The tabloids commented that life was imitating art, but Duchovny put on a brave face. On television, the show soared and continued for seven successful years – but behind closed doors, Duchovny’s marriage came to an end in 2014 when the pair filed for divorce.
The two actors remain committed to their children: 13-year-old Kyd and 16-year-old Madelaine. Both teenagers visited Duchovny on the Vancouver set of Channel 5’s sci-fi reboot. “They’re happy about The X-Files because they’ve heard so much about it, but they didn’t really have any personal experience with it,” says the proud father. “My son has seen quite a few episodes, but my daughter is into Game of Thrones and I kept telling her, ‘We’re just as good as they are.’ I took her boyfriend on set with me every day because he wants to learn about film-making. I got him enlisted in the project.”
Duchovny is also working on the second series of the Charles Manson-inspired crime drama Aquarius – but admits that at the start of his career he never imagined he’d be in such a successful and lucrative position. “When I was younger, I never looked ahead. No, I just wanted ‘a pot to p*** in’, as my mum would say. I was always afraid that I’d end up in the gutter. That was our fear growing up; not to have any money and to end up homeless.”

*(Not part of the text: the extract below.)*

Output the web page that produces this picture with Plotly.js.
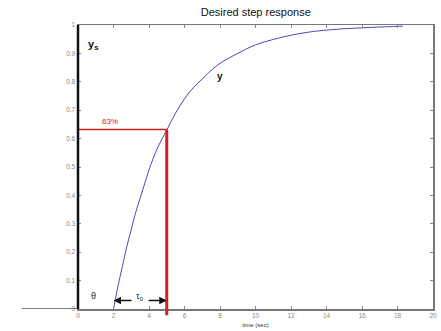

He pauses before adding: “I mean, it wasn’t like that was imminent – but my mother was born during the Depression in Scotland and it was different. Just to have a place to live and food to eat was enough, which was a good attitude to have.
“I always wanted to be engaged, creative and imaginative – and to not have to go into an office every day. That was the life that I wanted. I didn’t want to wear a suit and tie, which is the f*****-up thing about having to play Mulder again. When I went in to work, I had to wear a suit and tie. It happened with Aquarius, too, so I’ve really screwed myself. I’ve got two shows where I have to wear a suit and a tie, which is what I didn’t want to do with my life – but there you go.”